Retype only the lines running from the line that contains "Output the Python" to the line that contains "from matplotlib.ticker import", inclusive, and leave the pictures behind.

============

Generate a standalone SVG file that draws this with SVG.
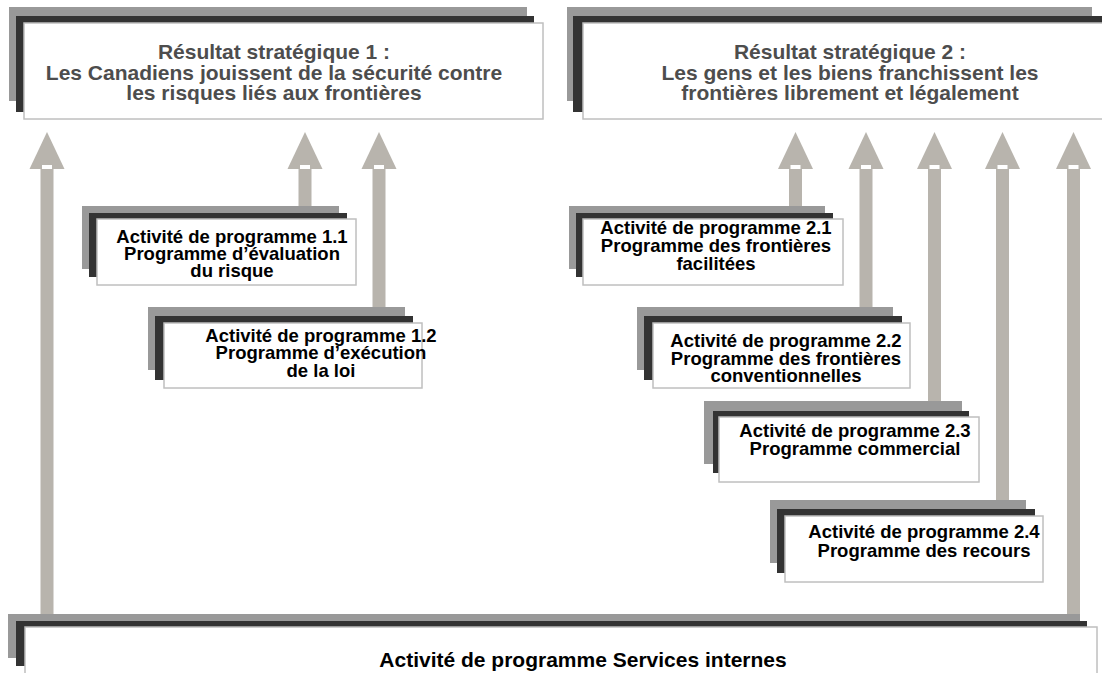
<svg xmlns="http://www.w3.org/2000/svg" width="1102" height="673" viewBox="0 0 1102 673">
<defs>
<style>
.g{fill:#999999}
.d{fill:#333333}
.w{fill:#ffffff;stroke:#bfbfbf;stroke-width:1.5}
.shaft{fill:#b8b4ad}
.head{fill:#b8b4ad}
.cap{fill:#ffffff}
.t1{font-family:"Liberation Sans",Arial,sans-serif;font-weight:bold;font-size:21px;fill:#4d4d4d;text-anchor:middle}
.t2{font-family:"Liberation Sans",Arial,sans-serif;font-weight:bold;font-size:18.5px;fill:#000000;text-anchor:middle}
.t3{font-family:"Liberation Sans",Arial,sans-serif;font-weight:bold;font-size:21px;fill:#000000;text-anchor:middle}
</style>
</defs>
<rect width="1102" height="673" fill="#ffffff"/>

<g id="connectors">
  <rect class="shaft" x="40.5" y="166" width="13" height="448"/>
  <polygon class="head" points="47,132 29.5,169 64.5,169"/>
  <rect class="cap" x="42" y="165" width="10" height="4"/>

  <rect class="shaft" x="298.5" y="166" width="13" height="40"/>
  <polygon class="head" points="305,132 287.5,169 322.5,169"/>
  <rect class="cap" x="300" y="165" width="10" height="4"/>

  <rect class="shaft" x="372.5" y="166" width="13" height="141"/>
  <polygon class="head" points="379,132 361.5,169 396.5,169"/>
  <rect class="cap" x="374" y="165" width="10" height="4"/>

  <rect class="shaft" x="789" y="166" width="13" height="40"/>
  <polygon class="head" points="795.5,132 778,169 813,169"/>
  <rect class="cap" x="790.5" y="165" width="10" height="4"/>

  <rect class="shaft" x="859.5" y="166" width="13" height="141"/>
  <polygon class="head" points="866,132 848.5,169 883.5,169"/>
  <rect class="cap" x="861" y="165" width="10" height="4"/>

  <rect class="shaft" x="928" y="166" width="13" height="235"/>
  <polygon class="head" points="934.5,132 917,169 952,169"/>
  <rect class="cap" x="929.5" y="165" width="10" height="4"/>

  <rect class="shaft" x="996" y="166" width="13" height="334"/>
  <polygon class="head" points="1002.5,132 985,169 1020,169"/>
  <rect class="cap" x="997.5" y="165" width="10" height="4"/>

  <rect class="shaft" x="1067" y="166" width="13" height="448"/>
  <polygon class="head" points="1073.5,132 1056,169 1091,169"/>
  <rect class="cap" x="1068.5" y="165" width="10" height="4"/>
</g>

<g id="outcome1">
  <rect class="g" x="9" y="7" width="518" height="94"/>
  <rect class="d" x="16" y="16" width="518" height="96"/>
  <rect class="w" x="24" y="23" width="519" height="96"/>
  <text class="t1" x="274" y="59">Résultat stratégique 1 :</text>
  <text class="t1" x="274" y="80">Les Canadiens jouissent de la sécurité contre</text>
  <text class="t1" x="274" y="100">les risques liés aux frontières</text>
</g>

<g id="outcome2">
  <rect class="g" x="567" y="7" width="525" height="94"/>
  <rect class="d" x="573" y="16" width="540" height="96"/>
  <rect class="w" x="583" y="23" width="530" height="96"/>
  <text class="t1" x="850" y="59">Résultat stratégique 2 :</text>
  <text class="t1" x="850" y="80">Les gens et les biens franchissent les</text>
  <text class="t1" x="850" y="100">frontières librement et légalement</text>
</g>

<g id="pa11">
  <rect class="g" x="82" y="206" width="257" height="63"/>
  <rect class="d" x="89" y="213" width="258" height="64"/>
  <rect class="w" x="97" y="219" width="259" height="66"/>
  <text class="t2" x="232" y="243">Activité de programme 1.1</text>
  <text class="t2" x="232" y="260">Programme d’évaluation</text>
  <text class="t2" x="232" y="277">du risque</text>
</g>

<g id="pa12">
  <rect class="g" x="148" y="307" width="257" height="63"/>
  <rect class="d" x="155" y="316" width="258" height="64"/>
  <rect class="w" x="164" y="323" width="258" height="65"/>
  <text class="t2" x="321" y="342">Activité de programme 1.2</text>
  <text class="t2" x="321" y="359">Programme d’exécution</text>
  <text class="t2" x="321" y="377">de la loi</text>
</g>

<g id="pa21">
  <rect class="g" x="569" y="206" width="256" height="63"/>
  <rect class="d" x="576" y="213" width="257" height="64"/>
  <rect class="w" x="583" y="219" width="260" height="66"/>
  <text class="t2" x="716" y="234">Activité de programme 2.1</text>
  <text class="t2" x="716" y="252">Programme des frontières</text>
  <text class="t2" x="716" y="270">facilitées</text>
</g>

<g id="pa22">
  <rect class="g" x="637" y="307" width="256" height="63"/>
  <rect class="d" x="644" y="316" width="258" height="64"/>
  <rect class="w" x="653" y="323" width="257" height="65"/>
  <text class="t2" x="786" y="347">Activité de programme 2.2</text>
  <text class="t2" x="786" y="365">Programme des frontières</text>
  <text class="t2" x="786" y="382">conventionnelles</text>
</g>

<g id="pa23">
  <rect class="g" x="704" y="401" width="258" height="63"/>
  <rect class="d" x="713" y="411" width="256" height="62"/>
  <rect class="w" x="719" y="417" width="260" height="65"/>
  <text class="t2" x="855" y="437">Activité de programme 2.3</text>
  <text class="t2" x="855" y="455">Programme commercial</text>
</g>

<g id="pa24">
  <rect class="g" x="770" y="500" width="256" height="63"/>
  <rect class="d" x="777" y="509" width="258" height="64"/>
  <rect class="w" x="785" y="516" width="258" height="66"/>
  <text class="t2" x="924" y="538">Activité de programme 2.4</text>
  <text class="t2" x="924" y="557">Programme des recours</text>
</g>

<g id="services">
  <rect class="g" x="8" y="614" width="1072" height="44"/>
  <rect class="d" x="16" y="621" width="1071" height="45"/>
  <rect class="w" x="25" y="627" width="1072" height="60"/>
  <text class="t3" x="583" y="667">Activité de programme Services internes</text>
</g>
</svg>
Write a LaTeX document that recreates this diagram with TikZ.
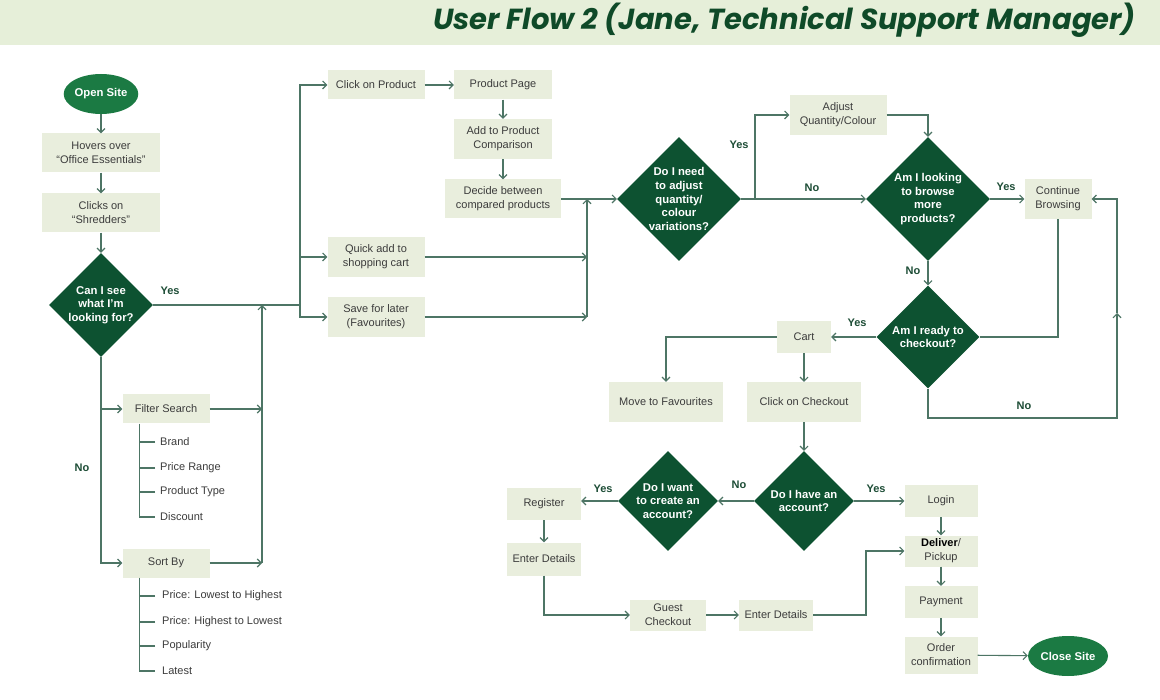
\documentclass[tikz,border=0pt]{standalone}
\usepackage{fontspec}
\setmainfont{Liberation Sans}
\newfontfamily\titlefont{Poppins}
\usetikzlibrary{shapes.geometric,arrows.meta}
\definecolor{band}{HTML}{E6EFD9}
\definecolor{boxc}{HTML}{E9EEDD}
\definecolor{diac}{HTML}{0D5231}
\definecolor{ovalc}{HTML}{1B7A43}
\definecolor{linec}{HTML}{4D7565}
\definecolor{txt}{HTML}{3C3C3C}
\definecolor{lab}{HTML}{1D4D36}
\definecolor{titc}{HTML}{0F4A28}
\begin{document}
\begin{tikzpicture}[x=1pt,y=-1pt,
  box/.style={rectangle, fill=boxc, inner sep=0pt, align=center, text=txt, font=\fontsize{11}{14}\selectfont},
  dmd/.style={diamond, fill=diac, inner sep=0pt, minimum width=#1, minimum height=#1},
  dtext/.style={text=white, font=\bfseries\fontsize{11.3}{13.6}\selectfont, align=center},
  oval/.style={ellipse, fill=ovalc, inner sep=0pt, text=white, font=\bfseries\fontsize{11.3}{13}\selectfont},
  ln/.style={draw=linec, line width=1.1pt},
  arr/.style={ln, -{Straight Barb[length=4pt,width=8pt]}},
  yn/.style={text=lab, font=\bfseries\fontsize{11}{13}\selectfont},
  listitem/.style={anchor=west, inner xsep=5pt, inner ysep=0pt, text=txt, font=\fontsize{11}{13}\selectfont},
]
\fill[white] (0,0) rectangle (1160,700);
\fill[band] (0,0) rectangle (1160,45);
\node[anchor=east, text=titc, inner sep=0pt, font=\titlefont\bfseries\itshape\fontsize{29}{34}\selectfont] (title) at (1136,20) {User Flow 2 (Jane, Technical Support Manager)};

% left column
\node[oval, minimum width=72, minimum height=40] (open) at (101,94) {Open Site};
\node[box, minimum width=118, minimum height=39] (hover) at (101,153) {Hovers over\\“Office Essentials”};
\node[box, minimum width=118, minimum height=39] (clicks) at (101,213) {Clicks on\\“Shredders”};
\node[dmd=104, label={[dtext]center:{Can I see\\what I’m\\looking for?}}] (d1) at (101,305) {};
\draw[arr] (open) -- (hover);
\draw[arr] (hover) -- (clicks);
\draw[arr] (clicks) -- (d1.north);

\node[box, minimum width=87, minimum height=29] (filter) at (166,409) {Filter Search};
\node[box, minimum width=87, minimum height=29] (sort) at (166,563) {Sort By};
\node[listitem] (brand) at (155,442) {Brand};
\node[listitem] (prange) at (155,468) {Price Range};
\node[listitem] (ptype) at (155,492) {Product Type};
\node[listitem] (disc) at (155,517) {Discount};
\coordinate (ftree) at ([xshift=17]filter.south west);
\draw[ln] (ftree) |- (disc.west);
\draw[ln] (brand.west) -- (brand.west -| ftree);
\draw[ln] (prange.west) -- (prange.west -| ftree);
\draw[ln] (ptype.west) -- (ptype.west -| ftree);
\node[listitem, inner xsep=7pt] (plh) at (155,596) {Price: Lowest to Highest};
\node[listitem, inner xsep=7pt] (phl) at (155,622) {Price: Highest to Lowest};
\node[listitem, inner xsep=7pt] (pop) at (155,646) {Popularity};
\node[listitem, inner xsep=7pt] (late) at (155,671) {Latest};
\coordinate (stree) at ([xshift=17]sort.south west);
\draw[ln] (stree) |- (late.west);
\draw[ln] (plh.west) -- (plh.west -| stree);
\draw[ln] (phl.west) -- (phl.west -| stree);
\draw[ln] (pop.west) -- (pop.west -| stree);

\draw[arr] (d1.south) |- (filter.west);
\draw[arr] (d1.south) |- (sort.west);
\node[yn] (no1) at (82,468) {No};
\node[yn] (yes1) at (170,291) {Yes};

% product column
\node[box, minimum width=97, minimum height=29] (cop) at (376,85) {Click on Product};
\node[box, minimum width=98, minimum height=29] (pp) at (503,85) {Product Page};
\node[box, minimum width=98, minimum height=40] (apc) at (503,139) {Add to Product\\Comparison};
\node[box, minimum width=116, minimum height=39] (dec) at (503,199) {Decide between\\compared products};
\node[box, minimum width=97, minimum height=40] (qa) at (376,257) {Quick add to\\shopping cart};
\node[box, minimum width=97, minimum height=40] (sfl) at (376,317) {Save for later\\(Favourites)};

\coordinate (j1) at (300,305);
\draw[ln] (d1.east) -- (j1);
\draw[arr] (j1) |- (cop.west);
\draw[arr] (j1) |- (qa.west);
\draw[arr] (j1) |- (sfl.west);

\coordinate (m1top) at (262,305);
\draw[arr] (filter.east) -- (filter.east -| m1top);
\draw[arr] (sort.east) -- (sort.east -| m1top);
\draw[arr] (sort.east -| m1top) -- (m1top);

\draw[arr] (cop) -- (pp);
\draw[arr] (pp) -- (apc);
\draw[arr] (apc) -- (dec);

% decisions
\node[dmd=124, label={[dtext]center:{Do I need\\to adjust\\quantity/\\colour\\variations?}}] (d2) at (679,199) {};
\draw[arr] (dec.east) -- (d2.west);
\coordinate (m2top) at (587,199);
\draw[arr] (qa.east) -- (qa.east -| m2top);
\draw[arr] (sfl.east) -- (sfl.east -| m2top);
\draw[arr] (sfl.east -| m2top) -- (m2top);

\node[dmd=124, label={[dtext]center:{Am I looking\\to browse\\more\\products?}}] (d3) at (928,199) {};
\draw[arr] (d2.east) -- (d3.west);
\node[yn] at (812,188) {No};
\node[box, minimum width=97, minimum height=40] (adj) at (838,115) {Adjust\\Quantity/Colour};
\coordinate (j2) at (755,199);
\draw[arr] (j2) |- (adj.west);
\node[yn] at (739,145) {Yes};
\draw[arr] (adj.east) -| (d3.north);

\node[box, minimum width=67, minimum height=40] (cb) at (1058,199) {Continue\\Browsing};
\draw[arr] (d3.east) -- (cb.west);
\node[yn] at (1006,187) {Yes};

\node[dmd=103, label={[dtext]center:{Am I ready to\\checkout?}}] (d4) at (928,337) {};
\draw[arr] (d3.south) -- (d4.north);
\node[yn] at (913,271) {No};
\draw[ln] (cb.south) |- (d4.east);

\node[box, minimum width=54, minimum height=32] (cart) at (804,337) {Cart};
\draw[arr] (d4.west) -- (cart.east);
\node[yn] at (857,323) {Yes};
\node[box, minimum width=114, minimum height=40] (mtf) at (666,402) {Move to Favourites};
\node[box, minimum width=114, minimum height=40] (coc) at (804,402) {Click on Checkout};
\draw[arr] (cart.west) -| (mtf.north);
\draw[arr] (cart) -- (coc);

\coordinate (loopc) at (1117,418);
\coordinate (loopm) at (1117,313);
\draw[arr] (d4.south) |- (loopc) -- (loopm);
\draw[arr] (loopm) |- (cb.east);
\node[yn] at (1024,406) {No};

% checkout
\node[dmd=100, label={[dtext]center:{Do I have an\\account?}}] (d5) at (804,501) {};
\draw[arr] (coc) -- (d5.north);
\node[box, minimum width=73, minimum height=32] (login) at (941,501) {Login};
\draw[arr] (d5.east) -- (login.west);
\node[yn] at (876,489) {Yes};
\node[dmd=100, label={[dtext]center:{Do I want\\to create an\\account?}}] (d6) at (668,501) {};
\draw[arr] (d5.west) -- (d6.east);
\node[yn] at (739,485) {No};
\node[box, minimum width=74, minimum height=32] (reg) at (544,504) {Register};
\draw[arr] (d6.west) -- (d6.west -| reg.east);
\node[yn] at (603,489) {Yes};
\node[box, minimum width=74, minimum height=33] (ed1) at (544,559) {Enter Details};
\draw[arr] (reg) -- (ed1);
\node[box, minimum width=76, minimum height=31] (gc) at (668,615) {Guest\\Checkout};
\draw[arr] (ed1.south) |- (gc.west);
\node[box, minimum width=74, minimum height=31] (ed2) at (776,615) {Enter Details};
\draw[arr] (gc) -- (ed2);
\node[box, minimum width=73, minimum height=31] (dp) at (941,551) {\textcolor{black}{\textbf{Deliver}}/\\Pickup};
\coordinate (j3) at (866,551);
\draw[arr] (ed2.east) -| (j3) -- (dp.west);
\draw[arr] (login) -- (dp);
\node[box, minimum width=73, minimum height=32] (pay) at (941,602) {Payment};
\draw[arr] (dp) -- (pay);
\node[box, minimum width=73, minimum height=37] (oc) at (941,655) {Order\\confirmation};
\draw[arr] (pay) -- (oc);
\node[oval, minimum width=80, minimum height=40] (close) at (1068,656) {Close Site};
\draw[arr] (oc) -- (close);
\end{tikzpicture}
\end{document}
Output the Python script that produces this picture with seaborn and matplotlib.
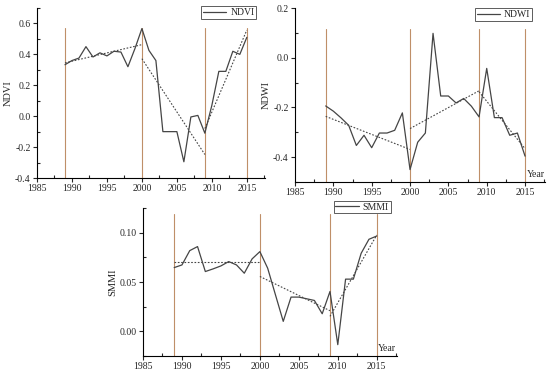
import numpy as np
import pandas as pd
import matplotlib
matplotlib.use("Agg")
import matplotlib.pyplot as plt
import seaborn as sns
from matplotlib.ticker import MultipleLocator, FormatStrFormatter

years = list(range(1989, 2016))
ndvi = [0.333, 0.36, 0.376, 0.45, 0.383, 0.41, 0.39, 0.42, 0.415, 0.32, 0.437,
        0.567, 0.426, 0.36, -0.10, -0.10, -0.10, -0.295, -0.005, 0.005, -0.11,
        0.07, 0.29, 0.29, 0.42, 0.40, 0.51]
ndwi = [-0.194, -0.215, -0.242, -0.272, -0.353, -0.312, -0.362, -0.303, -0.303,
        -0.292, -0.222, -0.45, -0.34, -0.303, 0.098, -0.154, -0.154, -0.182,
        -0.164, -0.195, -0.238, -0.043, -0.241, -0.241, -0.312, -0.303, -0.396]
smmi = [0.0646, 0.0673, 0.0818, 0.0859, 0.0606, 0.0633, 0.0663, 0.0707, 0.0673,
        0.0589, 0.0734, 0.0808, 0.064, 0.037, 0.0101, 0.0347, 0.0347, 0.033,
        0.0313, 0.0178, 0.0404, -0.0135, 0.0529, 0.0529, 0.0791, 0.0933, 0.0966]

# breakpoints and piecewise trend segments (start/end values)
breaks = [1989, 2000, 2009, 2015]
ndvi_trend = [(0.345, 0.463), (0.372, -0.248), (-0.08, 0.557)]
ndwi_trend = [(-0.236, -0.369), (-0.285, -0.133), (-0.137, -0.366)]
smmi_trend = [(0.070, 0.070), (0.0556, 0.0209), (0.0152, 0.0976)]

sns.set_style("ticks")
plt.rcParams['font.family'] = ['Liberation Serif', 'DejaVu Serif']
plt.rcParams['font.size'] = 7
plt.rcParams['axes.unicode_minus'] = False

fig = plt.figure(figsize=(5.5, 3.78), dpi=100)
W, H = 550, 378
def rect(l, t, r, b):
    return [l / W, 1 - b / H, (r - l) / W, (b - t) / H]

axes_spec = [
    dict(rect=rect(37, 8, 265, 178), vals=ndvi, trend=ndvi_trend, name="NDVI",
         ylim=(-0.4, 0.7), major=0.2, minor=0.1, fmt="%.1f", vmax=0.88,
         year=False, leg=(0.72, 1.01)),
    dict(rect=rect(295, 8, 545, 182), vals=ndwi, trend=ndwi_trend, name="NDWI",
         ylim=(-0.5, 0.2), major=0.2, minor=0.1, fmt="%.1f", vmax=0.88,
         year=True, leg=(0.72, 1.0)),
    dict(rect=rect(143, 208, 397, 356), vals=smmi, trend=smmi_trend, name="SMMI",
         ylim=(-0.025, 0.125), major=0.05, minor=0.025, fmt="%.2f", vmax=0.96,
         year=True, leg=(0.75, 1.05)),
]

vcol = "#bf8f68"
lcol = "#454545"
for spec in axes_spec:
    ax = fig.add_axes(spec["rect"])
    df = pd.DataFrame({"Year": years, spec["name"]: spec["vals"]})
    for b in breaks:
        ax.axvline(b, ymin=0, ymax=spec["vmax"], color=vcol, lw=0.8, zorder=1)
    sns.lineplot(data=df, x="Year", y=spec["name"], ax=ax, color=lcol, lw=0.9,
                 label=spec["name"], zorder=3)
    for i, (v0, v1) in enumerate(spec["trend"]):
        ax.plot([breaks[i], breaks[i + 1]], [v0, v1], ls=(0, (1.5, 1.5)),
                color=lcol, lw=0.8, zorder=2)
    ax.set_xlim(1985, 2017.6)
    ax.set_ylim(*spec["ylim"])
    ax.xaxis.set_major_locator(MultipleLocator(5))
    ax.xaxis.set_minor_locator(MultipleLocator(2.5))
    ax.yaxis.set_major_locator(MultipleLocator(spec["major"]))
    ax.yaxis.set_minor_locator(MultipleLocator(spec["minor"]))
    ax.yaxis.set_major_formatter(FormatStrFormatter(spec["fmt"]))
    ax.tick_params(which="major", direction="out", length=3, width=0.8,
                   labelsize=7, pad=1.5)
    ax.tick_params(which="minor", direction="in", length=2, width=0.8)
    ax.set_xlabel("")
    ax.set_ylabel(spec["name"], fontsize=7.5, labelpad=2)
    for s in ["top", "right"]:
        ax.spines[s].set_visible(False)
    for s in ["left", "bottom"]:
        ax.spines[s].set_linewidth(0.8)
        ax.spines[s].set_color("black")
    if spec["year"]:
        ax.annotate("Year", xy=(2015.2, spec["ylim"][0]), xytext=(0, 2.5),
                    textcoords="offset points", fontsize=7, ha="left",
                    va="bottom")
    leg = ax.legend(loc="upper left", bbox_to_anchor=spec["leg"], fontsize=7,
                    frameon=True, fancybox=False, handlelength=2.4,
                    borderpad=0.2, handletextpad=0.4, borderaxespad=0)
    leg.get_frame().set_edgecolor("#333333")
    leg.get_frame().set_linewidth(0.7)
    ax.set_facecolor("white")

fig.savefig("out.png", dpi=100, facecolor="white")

============

Result for this exercise:
Output the Python script that produces this picture with seaborn and matplotlib.
import numpy as np
import pandas as pd
import matplotlib
matplotlib.use("Agg")
import matplotlib.pyplot as plt
import seaborn as sns
from matplotlib.ticker import MultipleLocator, FormatStrFormatter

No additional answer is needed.